Les chiffres communiqués par le ministère confirment paradoxalement la faible attractivité du droit de la nationalité. Si le droit du sol était un véritable facteur d’attraction pour les migrants à Mayotte, alors deux données au moins pourraient être vérifiées : d’abord l’importance plus importante des acquisitions par le droit du sol à Mayotte au regard du reste du territoire national ; ensuite l’acquisition le plus tôt possible de la nationalité, réclamée par les parents, dès les treize ans de l’enfant pour ensuite bénéficier d’un titre de séjour « parent d’enfant français » (dans le cadre d’une hypothétique stratégie de régularisation). Or, ni l’un ni l’autre ne ressort des chiffres. En réponse à une question parlementaire, le ministère indiquait le 3 octobre 2023 qu’on dénombrait 860 acquisitions de la nationalité par le droit du sol, tous mécanismes confondus. Ramenés aux 150 000 étrangers qui résident sur le sol mahorais selon l’INSEE, ces chiffres montrent un taux d’acquisition de 0,6 %, légèrement inférieur au 0,65 % du territoire français dans son ensemble (5,3 millions d’individus étrangers, et 34 500 acquisitions par le droit du sol en 2022).
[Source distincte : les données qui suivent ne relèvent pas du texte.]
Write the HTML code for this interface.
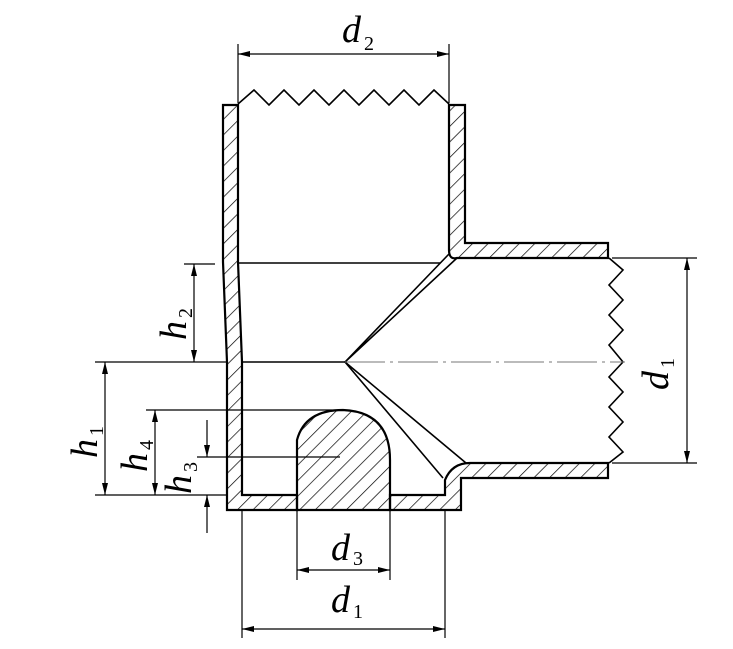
<!DOCTYPE html>
<html><head><meta charset="utf-8"><style>
html,body{margin:0;padding:0;background:#fff}
svg{display:block}
text{font-family:"Liberation Serif",serif;font-style:italic;fill:#000}
.s{font-style:normal}
</style></head><body>
<svg width="733" height="649" viewBox="0 0 733 649" xmlns="http://www.w3.org/2000/svg">
<defs>
<pattern id="h" patternUnits="userSpaceOnUse" width="11" height="11" patternTransform="rotate(45)">
<line x1="0" y1="0" x2="0" y2="11" stroke="#000" stroke-width="1.4"/>
</pattern>
<marker id="a" viewBox="0 0 12 6" refX="12" refY="3" markerWidth="12" markerHeight="6" orient="auto-start-reverse" markerUnits="userSpaceOnUse">
<path d="M0,0 L12,3 L0,6 z" fill="#000"/>
</marker>
</defs>
<g stroke="#000" stroke-width="2.2" fill="url(#h)" stroke-linejoin="miter">
<path d="M223,105 L238,105 L238,262 L242,362 L242,495 L297,495 L297,510 L227,510 L227,362 L223,262 Z"/>
<path d="M449,105 L465,105 L465,243 L608,243 L608,258 L457,258 Q449,260 449,250 Z"/>
<path d="M470,463 L608,463 L608,478 L461,478 L461,510 L390,510 L390,495 L445,495 L445,480 Q452,463 470,463 Z"/>
<path d="M297,510 L297,440 Q305,410 343,410 Q390,412 390,460 L390,510 Z"/>
</g>
<g stroke="#000" stroke-width="1.6" fill="none">
<polyline points="238,104 254,90 269,105 284,90 299,105 314,90 329,105 344,90 359,105 374,90 389,105 404,90 419,105 434,90 449,104"/>
<polyline points="609,258 623,270 609,285 623,300 609,315 623,330 609,345 623,362 609,377 623,392 609,407 623,422 609,437 623,452 609,463"/>
<line x1="238" y1="263" x2="440" y2="263"/>
<line x1="242" y1="362" x2="345" y2="362"/>
<path d="M345,362 L449,254 M345,362 L457,258"/>
<path d="M345,362 L443,478 M345,362 L466,463"/>
</g>
<line x1="345" y1="362" x2="625" y2="362" stroke="#777" stroke-width="1" stroke-dasharray="40,5,3,5"/>
<g stroke="#000" stroke-width="1.2" fill="none">
<line x1="238" y1="44" x2="238" y2="103"/>
<line x1="449" y1="44" x2="449" y2="103"/>
<line x1="238" y1="54" x2="449" y2="54" marker-start="url(#a)" marker-end="url(#a)"/>
<line x1="612" y1="258" x2="697" y2="258"/>
<line x1="612" y1="463" x2="697" y2="463"/>
<line x1="687" y1="258" x2="687" y2="463" marker-start="url(#a)" marker-end="url(#a)"/>
<line x1="184" y1="264" x2="215" y2="264"/>
<line x1="194" y1="264" x2="194" y2="362" marker-start="url(#a)" marker-end="url(#a)"/>
<line x1="95" y1="362" x2="227" y2="362"/>
<line x1="95" y1="495" x2="227" y2="495"/>
<line x1="105" y1="362" x2="105" y2="495" marker-start="url(#a)" marker-end="url(#a)"/>
<line x1="146" y1="410" x2="345" y2="410"/>
<line x1="155" y1="410" x2="155" y2="495" marker-start="url(#a)" marker-end="url(#a)"/>
<line x1="197" y1="457" x2="340" y2="457"/>
<line x1="207" y1="420" x2="207" y2="457" marker-end="url(#a)"/>
<line x1="207" y1="533" x2="207" y2="495" marker-end="url(#a)"/>
<line x1="242" y1="510" x2="242" y2="638"/>
<line x1="297" y1="510" x2="297" y2="580"/>
<line x1="390" y1="510" x2="390" y2="580"/>
<line x1="445" y1="510" x2="445" y2="638"/>
<line x1="297" y1="570" x2="390" y2="570" marker-start="url(#a)" marker-end="url(#a)"/>
<line x1="242" y1="629" x2="445" y2="629" marker-start="url(#a)" marker-end="url(#a)"/>
</g>
<text x="342" y="42" font-size="38">d</text><text class="s" x="364" y="50" font-size="20">2</text>
<text x="331" y="560" font-size="38">d</text><text class="s" x="353" y="565" font-size="20">3</text>
<text x="331" y="612" font-size="38">d</text><text class="s" x="353" y="618" font-size="20">1</text>
<g transform="translate(668,390) rotate(-90)"><text x="0" y="0" font-size="38">d</text><text class="s" x="22" y="6" font-size="20">1</text></g>
<g transform="translate(186,340) rotate(-90)"><text x="0" y="0" font-size="38">h</text><text class="s" x="22" y="6" font-size="20">2</text></g>
<g transform="translate(97,458) rotate(-90)"><text x="0" y="0" font-size="38">h</text><text class="s" x="22" y="6" font-size="20">1</text></g>
<g transform="translate(147,472) rotate(-90)"><text x="0" y="0" font-size="38">h</text><text class="s" x="22" y="6" font-size="20">4</text></g>
<g transform="translate(191,494) rotate(-90)"><text x="0" y="0" font-size="38">h</text><text class="s" x="22" y="6" font-size="20">3</text></g>
</svg>
</body></html>
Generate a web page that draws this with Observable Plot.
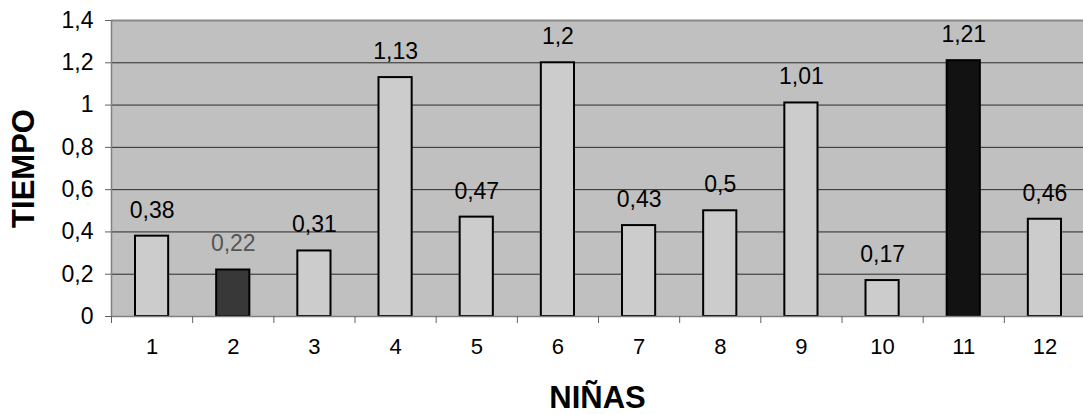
<!DOCTYPE html>
<html>
<head>
<meta charset="utf-8">
<script src="https://cdn.jsdelivr.net/npm/d3@7"></script>
<script src="https://cdn.jsdelivr.net/npm/@observablehq/plot@0.6"></script>
<style>
  html, body { margin: 0; padding: 0; background: #ffffff; }
  #chart svg { display: block; }
</style>
</head>
<body>
<div id="chart"></div>
<script>
// Data
const ninas = [1, 2, 3, 4, 5, 6, 7, 8, 9, 10, 11, 12];
const tiempo = [0.38, 0.22, 0.31, 1.13, 0.47, 1.2, 0.43, 0.5, 1.01, 0.17, 1.21, 0.46];
const yTicks = [0, 0.2, 0.4, 0.6, 0.8, 1, 1.2, 1.4];
const xTitle = "NIÑAS";
const yTitle = "TIEMPO";

// Styles (kept apart from data)
const barFill = {2: "#383838", 11: "#121212"};
const labelColor = {2: "#555555"};
const fmt = v => String(v).replace(".", ",");

const data = ninas.map((n, i) => ({n, v: tiempo[i]}));

const chart = Plot.plot({
  width: 1083,
  height: 414,
  marginTop: 20,
  marginLeft: 111,
  marginRight: 0,
  marginBottom: 98,
  style: {fontFamily: "'Liberation Sans', Arial, sans-serif", fontSize: "23px", color: "#000", background: "#fff"},
  x: {type: "linear", domain: [0.5, 12.5], range: [111, 1085]},
  y: {domain: [0, 1.4]},
  marks: [
    Plot.frame({fill: "#c0c0c0", stroke: "none"}),
    Plot.ruleY(yTicks.filter(t => t > 0 && t < 1.4), {stroke: "#2a2a2a", strokeWidth: 1}),
    Plot.ruleY([1.4], {stroke: "#8a8a8a", strokeWidth: 2}),
    Plot.rectY(data, {
      x1: d => d.n - 0.5, x2: d => d.n + 0.5, y1: 0, y2: "v",
      insetLeft: 24, insetRight: 24,
      fill: d => barFill[d.n] || "#cccccc",
      stroke: "#000", strokeWidth: 2
    }),
    Plot.ruleY([0], {stroke: "#808080", strokeWidth: 1.5}),
    Plot.ruleX([0.5], {stroke: "#808080", strokeWidth: 1.5}),
    Plot.text(data, {
      x: "n", y: "v", text: d => fmt(d.v), dy: -26, lineAnchor: "middle",
      fill: d => labelColor[d.n] || "#000", fontSize: 23
    }),
    Plot.axisY({ticks: yTicks, tickFormat: fmt, tickSize: 6, tickPadding: 12, stroke: "#606060", label: null, fontSize: 23}),
    Plot.axisX({ticks: d3.range(0.5, 13, 1), tickFormat: () => "", tickSize: 7, stroke: "#606060", label: null}),
    Plot.axisX({ticks: ninas, tickFormat: d => String(d), tickSize: 0, tickPadding: 22, label: null, fontSize: 22}),
    Plot.text([xTitle], {frameAnchor: "bottom", dy: 82, lineAnchor: "middle", textAnchor: "middle", fontSize: 31, fontWeight: "bold", fill: "#000"}),
    Plot.text([yTitle], {frameAnchor: "left", dx: -87, rotate: -90, lineAnchor: "middle", textAnchor: "middle", fontSize: 31, fontWeight: "bold", fill: "#000"})
  ]
});
document.getElementById("chart").appendChild(chart);
</script>
</body>
</html>
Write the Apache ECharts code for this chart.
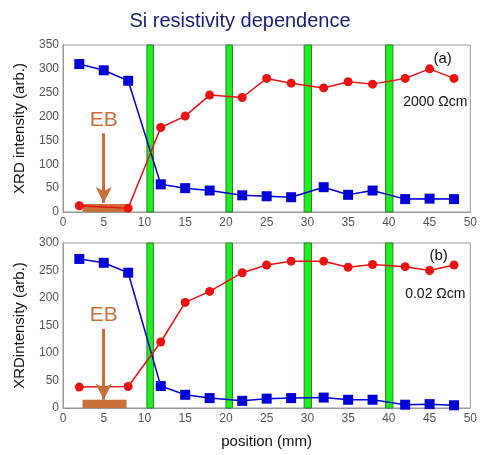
<!DOCTYPE html>
<html><head><meta charset="utf-8">
<script src="https://cdn.jsdelivr.net/npm/echarts@6/dist/echarts.min.js"></script>
<style>html,body{margin:0;padding:0;background:#fff}#c{width:480px;height:455px}</style>
</head><body><div id="c"></div>
<script>
// ---- data ----
const xBlue = [2, 5, 8, 12, 15, 18, 22, 25, 28, 32, 35, 38, 42, 45, 48];
const blueA = [310, 297, 275, 58, 50, 45, 35, 33, 31, 52, 36, 45, 27, 28, 27];
const xRed = [2, 8, 12, 15, 18, 22, 25, 28, 32, 35, 38, 42, 45, 48];
const redA = [13, 8, 177, 201, 245, 240, 280, 270, 260, 273, 268, 280, 300, 280];
const blueB = [271, 264, 246, 40, 24, 18, 13, 17, 18, 19, 15, 15, 6, 7, 5];
const redB = [38, 39, 120, 192, 212, 246, 260, 267, 267, 256, 261, 257, 250, 260];
const greenBands = [[10.3, 11.1], [20.0, 20.8], [29.6, 30.5], [39.6, 40.5]];
const ebRange = [2.4, 7.8];
const ebArrowX = 5;
const xTicks = [0, 50, 5];
const yTicksA = [0, 350, 50];
const yTicksB = [0, 300, 50];

const pair = (xs, ys) => xs.map((x, i) => [x, ys[i]]);
const BLUE = '#0000d8', RED = '#ee1111', BROWN = '#c9703a';
const FONT = 'Liberation Sans, Arial, sans-serif';

const chart = echarts.init(document.getElementById('c'), null, {renderer: 'canvas'});

function axisX(gi, showName) {
  return {
    type: 'value', gridIndex: gi, min: xTicks[0], max: xTicks[1], interval: xTicks[2],
    axisLine: {show: true, onZero: false, lineStyle: {color: '#999', width: 1}},
    axisTick: {show: false}, splitLine: {show: false},
    axisLabel: {color: '#555', fontSize: 12, fontFamily: FONT, margin: 5},
    name: showName ? 'position (mm)' : '', nameLocation: 'middle', nameGap: 26,
    nameTextStyle: {color: '#111', fontSize: 15, fontFamily: FONT}
  };
}
function axisY(gi, t, name) {
  return {
    type: 'value', gridIndex: gi, min: t[0], max: t[1], interval: t[2],
    axisLine: {show: true, lineStyle: {color: '#999', width: 1}},
    axisTick: {show: false}, splitLine: {show: false},
    axisLabel: {color: '#555', fontSize: 12, fontFamily: FONT, margin: 4},
    name: name, nameLocation: 'middle', nameGap: 36,
    nameTextStyle: {color: '#111', fontSize: 15, fontFamily: FONT}
  };
}
function lineS(gi, data, color) {
  return {type: 'line', xAxisIndex: gi, yAxisIndex: gi, data: data, showSymbol: false,
    lineStyle: {color: color, width: 1.5}, itemStyle: {color: color}, z: 2, animation: false, silent: true};
}
function markS(gi, data, color, sym) {
  return {type: 'scatter', xAxisIndex: gi, yAxisIndex: gi, data: data, symbol: sym, symbolSize: sym === 'rect' ? 10 : 9,
    itemStyle: {color: color, opacity: 1}, z: 4, animation: false, silent: true};
}
function bandS(gi, ymax) {
  return {type: 'line', xAxisIndex: gi, yAxisIndex: gi, data: [], z: 6, animation: false, silent: true,
    markArea: {silent: true, itemStyle: {color: '#1ef01e', opacity: 1, borderColor: '#2f7f2f', borderWidth: 1},
      data: greenBands.map(b => [{coord: [b[0], 0]}, {coord: [b[1], ymax]}])}};
}
function ebS(gi, barTop, arrowFrom, arrowTo, textY) {
  return {type: 'line', xAxisIndex: gi, yAxisIndex: gi, data: [], z: 3, animation: false, silent: true,
    markArea: {silent: true, itemStyle: {color: BROWN, opacity: 1},
      data: [[{coord: [ebRange[0], 0]}, {coord: [ebRange[1], barTop]}]]},
    markLine: {silent: true, symbol: ['none', 'arrow'], symbolSize: [12, 16],
      lineStyle: {color: BROWN, width: 3, type: 'solid', opacity: 1}, label: {show: false},
      data: [[{coord: [ebArrowX, arrowFrom]}, {coord: [ebArrowX, arrowTo]}]]},
    markPoint: {silent: true, symbol: 'circle', symbolSize: 1, itemStyle: {color: 'rgba(0,0,0,0)'},
      label: {show: true, position: 'inside', formatter: 'EB', color: BROWN, fontSize: 21, fontFamily: FONT},
      data: [{coord: [ebArrowX, textY]}]}};
}
function noteS(gi, notes) {
  return {type: 'line', xAxisIndex: gi, yAxisIndex: gi, data: [], z: 7, animation: false, silent: true,
    markPoint: {silent: true, symbol: 'circle', symbolSize: 1, itemStyle: {color: 'rgba(0,0,0,0)'},
      data: notes.map(n => ({coord: n.c, label: {show: true, position: 'inside', formatter: n.t,
        color: '#111', fontSize: n.s, fontFamily: FONT}}))}};
}

chart.setOption({
  backgroundColor: '#fff',
  animation: false,
  title: {text: 'Si resistivity dependence', left: 'center', top: 6,
    textStyle: {color: '#1a1a80', fontSize: 20, fontWeight: 'normal', fontFamily: FONT}},
  grid: [
    {left: 63, right: 8, top: 45, height: 167, show: true, borderColor: '#999', borderWidth: 1, backgroundColor: 'transparent'},
    {left: 63, right: 8, top: 243, height: 165, show: true, borderColor: '#999', borderWidth: 1, backgroundColor: 'transparent'}
  ],
  xAxis: [axisX(0, false), axisX(1, true)],
  yAxis: [axisY(0, yTicksA, 'XRD intensity (arb.)'), axisY(1, yTicksB, 'XRDintensity (arb.)')],
  series: [
    lineS(0, pair(xBlue, blueA), BLUE), lineS(0, pair(xRed, redA), RED),
    ebS(0, 17, 165, 19, 193),
    markS(0, pair(xBlue, blueA), BLUE, 'rect'), markS(0, pair(xRed, redA), RED, 'circle'),
    bandS(0, 350),
    noteS(0, [{c: [46.6, 320], t: '(a)', s: 15}, {c: [45.7, 230], t: '2000 Ωcm', s: 14}]),
    lineS(1, pair(xBlue, blueB), BLUE), lineS(1, pair(xRed, redB), RED),
    ebS(1, 15, 144, 15, 169),
    markS(1, pair(xBlue, blueB), BLUE, 'rect'), markS(1, pair(xRed, redB), RED, 'circle'),
    bandS(1, 300),
    noteS(1, [{c: [46.1, 276], t: '(b)', s: 15}, {c: [45.7, 207], t: '0.02 Ωcm', s: 14}])
  ]
});
</script></body></html>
Par ailleurs, sur ces 860 acquisitions en 2022 à Mayotte, seules 442 sont intervenues dès les treize ans de l’enfant, donc à l’initiative des parents – le reste des acquisitions intervenant à la demande de l’enfant dès ses seize ans, ou automatiquement à la majorité. Seule une moitié des acquisitions sont le fait des parents : il n’existe aucun empressement particulier dans les familles pour profiter de ce droit.

 

Pour le moment, le ministère se borne à communiquer sur l’importance des flux migratoires à Mayotte, et sur l’importance des naissances à la maternité de Mamoudzou. Les chiffres concernant réellement la nationalité ne font cependant apparaître aucune stratégie particulière qui lierait la migration des parents à la perspective de faire acquérir à leur enfant la nationalité française. Difficile de comprendre dès lors quelle nécessité dicte que la Constitution doive évoluer, surtout si c’est au prix de la division de la République et de la négation de son histoire.